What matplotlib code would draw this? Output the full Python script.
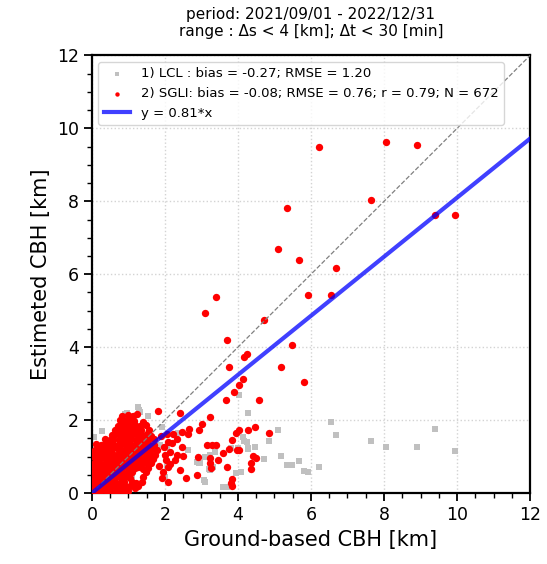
import numpy as np
import matplotlib
matplotlib.use('Agg')
import matplotlib.pyplot as plt

# 散点数据：地基观测的云底高度 (km) 与卫星 / LCL 估计值
# 密集区（0-2 km）的 SGLI 点
cluster_x = [
    0.03, 0.16, 0.27, 0.40, 0.50, 0.64, 0.74, 0.88, 0.99,
    0.08, 0.21, 0.31, 0.45, 0.55, 0.69, 0.79, 0.93, 1.03, 1.17, 1.27,
    0.02, 0.15, 0.25, 0.39, 0.49, 0.63, 0.73, 0.87, 1.11, 1.21, 1.37,
    0.09, 0.19, 0.33, 0.43, 0.57, 0.67, 0.81, 0.91, 1.05, 1.41,
    0.03, 0.13, 0.27, 0.37, 0.51, 0.61, 0.75, 0.85, 0.99, 1.09, 1.48,
    0.08, 0.21, 0.31, 0.45, 0.55, 0.69, 0.79, 0.93, 1.03, 1.17, 1.27, 1.41, 1.55,
    0.02, 0.15, 0.25, 0.39, 0.49, 0.63, 0.73, 0.87, 0.97, 1.11, 1.21, 1.35, 1.47, 1.61,
    0.09, 0.19, 0.33, 0.43, 0.57, 0.67, 0.81, 0.91, 1.05, 1.15, 1.29, 1.39, 1.53, 1.67,
    0.03, 0.13, 0.27, 0.37, 0.51, 0.61, 0.75, 0.85, 0.99, 1.09, 1.23, 1.33, 1.47, 1.59, 1.73,
    0.08, 0.21, 0.31, 0.45, 0.55, 0.69, 0.79, 0.93, 1.03, 1.17, 1.27, 1.41, 1.51, 1.65, 1.79,
    0.11, 0.25, 0.35, 0.49, 0.59, 0.73, 0.83, 0.97, 1.07, 1.21, 1.31, 1.45, 1.57, 1.71,
    0.36, 0.49, 0.59, 0.73, 0.83, 0.97, 1.07, 1.21, 1.31, 1.45, 1.55, 1.69,
    0.55, 0.66, 0.79, 0.89, 1.03, 1.13, 1.27, 1.37, 1.51, 1.63,
    0.63, 0.75, 0.85, 0.99, 1.09, 1.23, 1.35, 1.57,
    0.71, 0.81, 0.95, 1.05, 1.19, 1.31, 1.49,
    0.77, 0.91, 1.01, 1.15, 1.41,
    0.82, 0.99, 1.12, 1.24, 1.82,
]
cluster_y = [
    0.05, 0.03, 0.07, 0.02, 0.06, 0.04, 0.08, 0.03, 0.05,
    0.17, 0.14, 0.19, 0.15, 0.18, 0.13, 0.17, 0.16, 0.19, 0.14, 0.18,
    0.30, 0.27, 0.31, 0.28, 0.32, 0.29, 0.26, 0.31, 0.30, 0.27, 0.31,
    0.41, 0.44, 0.40, 0.43, 0.42, 0.45, 0.40, 0.43, 0.41, 0.45,
    0.56, 0.53, 0.57, 0.54, 0.55, 0.58, 0.53, 0.56, 0.54, 0.57, 0.57,
    0.69, 0.66, 0.70, 0.67, 0.71, 0.68, 0.66, 0.70, 0.67, 0.69, 0.71, 0.66, 0.69,
    0.80, 0.83, 0.79, 0.82, 0.80, 0.84, 0.81, 0.79, 0.83, 0.80, 0.82, 0.79, 0.83, 0.81,
    0.95, 0.92, 0.96, 0.93, 0.94, 0.97, 0.92, 0.95, 0.93, 0.96, 0.94, 0.92, 0.96, 0.93,
    1.06, 1.09, 1.05, 1.08, 1.07, 1.05, 1.09, 1.06, 1.08, 1.05, 1.07, 1.09, 1.06, 1.08, 1.05,
    1.19, 1.22, 1.18, 1.21, 1.20, 1.23, 1.19, 1.21, 1.18, 1.22, 1.20, 1.19, 1.23, 1.20, 1.18,
    1.34, 1.31, 1.35, 1.32, 1.34, 1.31, 1.35, 1.33, 1.31, 1.34, 1.32, 1.35, 1.31, 1.33,
    1.47, 1.44, 1.48, 1.45, 1.47, 1.44, 1.48, 1.46, 1.44, 1.47, 1.45, 1.48,
    1.58, 1.61, 1.57, 1.60, 1.59, 1.62, 1.58, 1.60, 1.61, 1.57,
    1.73, 1.70, 1.74, 1.71, 1.73, 1.70, 1.74, 1.72,
    1.84, 1.87, 1.85, 1.83, 1.86, 1.84, 1.87,
    1.99, 1.97, 2.00, 1.98, 1.96,
    2.11, 2.13, 2.10, 2.17, 2.25,
]

# 密集区外散开的 SGLI 点
scatter_x = [1.97, 2.05, 2.09, 2.20, 2.23, 2.14, 2.32, 2.32, 2.27, 2.03, 2.46, 2.41,
             2.48, 2.50, 2.63, 2.67, 2.94, 3.02, 3.23, 3.67, 1.95, 2.09, 2.59, 2.87,
             2.09, 3.14, 3.28, 3.40, 3.23, 3.23, 3.46, 3.58, 3.69, 3.85, 3.98, 4.04,
             3.96, 4.02, 3.85, 3.82, 3.84, 4.02, 3.90, 2.91, 3.26, 3.75, 1.88, 1.85,
             2.00, 2.15, 2.40, 1.92, 4.48, 4.27, 4.40, 4.49, 4.36, 4.36, 3.76, 4.14]
scatter_y = [1.27, 1.61, 1.40, 1.36, 1.61, 1.13, 1.47, 1.04, 0.91, 0.91, 1.68, 2.19,
             1.27, 1.01, 1.61, 1.75, 1.73, 1.89, 2.08, 2.55, 0.58, 0.70, 0.40, 0.49,
             0.31, 1.32, 1.32, 1.31, 0.95, 0.83, 0.91, 1.09, 0.70, 1.45, 1.18, 1.18,
             1.65, 1.73, 0.38, 0.28, 0.19, 2.95, 2.78, 0.99, 0.69, 1.20, 1.55, 0.75,
             1.05, 0.80, 0.63, 0.40, 1.81, 1.73, 1.01, 0.97, 0.81, 0.66, 3.45, 3.14]

# 高值点：同一地基观测对应的 SGLI 和 LCL 估计
ground_km = [6.22, 8.06, 8.90, 7.64, 5.34, 9.41, 9.95, 5.09, 5.67, 6.68, 6.55, 5.93,
             4.70, 5.49, 5.18, 5.81, 4.85]
sgli_km = [9.49, 9.63, 9.54, 8.05, 7.81, 7.62, 7.63, 6.68, 6.39, 6.16, 5.43, 5.43,
           4.75, 4.05, 3.46, 3.05, 1.65]
lcl_km = [0.72, 1.26, 1.26, 1.43, 0.76, 1.75, 1.15, 1.73, 0.87, 1.59, 1.94, 0.58,
          0.93, 0.76, 1.01, 0.61, 1.43]

# 其余只出现一次的 SGLI 高值点
extra_x = [3.40, 3.10, 3.69, 4.26, 4.17, 4.59]
extra_y = [5.37, 4.95, 4.19, 3.80, 3.72, 2.55]

# 其余 LCL 点
lcl_x = [4.27, 4.15, 4.16, 4.27, 4.47, 4.09, 4.02, 3.80, 3.96, 3.60, 3.69, 3.37,
         3.10, 2.96, 3.23, 3.32, 2.87, 2.00, 3.10, 1.91, 0.28, 1.29, 1.54, 0.97,
         2.36, 2.62, 2.93, 3.21, 3.08, 2.05, 3.24, 2.06, 1.86, 0.05, 1.27, 1.32,
         0.90, 4.01, 4.24, 4.28, 0.4, 0.6, 0.8, 1.0, 1.2, 0.3, 0.7, 1.1, 1.4]
lcl_y = [2.19, 1.53, 1.43, 1.22, 1.26, 0.58, 2.69, 1.23, 0.56, 0.17, 0.16, 1.13,
         1.00, 0.83, 0.63, 0.70, 0.86, 0.45, 0.31, 1.82, 1.70, 2.28, 2.11, 2.19,
         1.65, 1.18, 0.81, 0.65, 0.36, 0.72, 1.04, 1.23, 1.32, 1.54, 2.35, 2.23,
         2.17, 1.23, 1.41, 1.23, 0.5, 0.9, 0.6, 1.2, 0.8, 1.0, 1.3, 0.4, 1.0]

slope = 0.81
title = 'period: 2021/09/01 - 2022/12/31\nrange : Δs < 4 [km]; Δt < 30 [min]'
label_lcl = '1) LCL : bias = -0.27; RMSE = 1.20'
label_sgli = '2) SGLI: bias = -0.08; RMSE = 0.76; r = 0.79; N = 672'

fig = plt.figure(figsize=(5.47, 5.64), dpi=100)
ax = fig.add_axes([0.168, 0.1259, 0.801, 0.7757])

gx = np.concatenate([lcl_x, ground_km])
gy = np.concatenate([lcl_y, lcl_km])
ax.scatter(gx, gy, s=17, marker='s', color='silver', linewidths=0, label=label_lcl, zorder=2)

sx = np.concatenate([cluster_x, scatter_x, ground_km, extra_x])
sy = np.concatenate([cluster_y, scatter_y, sgli_km, extra_y])
ax.scatter(sx, sy, s=28, marker='o', color='red', linewidths=0, label=label_sgli, zorder=3)

xx = np.array([0, 12])
ax.plot(xx, xx, '--', color='gray', lw=0.9, zorder=4)
ax.plot(xx, slope * xx, color='blue', alpha=0.75, lw=3, label='y = %.2f*x' % slope, zorder=5)

ax.set_xlim(0, 12)
ax.set_ylim(0, 12)
ax.set_xticks(range(0, 13, 2))
ax.set_yticks(range(0, 13, 2))
ax.set_xticks(np.arange(0, 12.01, 0.5), minor=True)
ax.set_yticks(np.arange(0, 12.01, 0.5), minor=True)
ax.tick_params(which='major', length=6, width=1.3, labelsize=12.5, direction='out')
ax.tick_params(which='minor', length=3.5, width=1.0, direction='out')
ax.grid(True, which='major', linestyle=':', color='lightgray', lw=1)
for sp in ax.spines.values():
    sp.set_linewidth(1.6)

ax.set_xlabel('Ground-based CBH [km]', fontsize=15)
ax.set_ylabel('Estimeted CBH [km]', fontsize=15)
ax.set_title(title, fontsize=11, pad=14)

leg = ax.legend(loc='upper left', fontsize=9.5)
leg.legend_handles[0].set_sizes([9])
leg.legend_handles[1].set_sizes([10])

fig.savefig('out.png', dpi=100)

★ ★ ★ ★

• _WORK REQUIRED_
From the top of the listing above, repeat each line exactly until you reach the line containing "import matplotlib.pyplot as plt", and repeat that one too. Leave the pictures out.

• _EXERCISE SOLUTION_
What matplotlib code would draw this? Output the full Python script.
import numpy as np
import matplotlib
matplotlib.use('Agg')
import matplotlib.pyplot as plt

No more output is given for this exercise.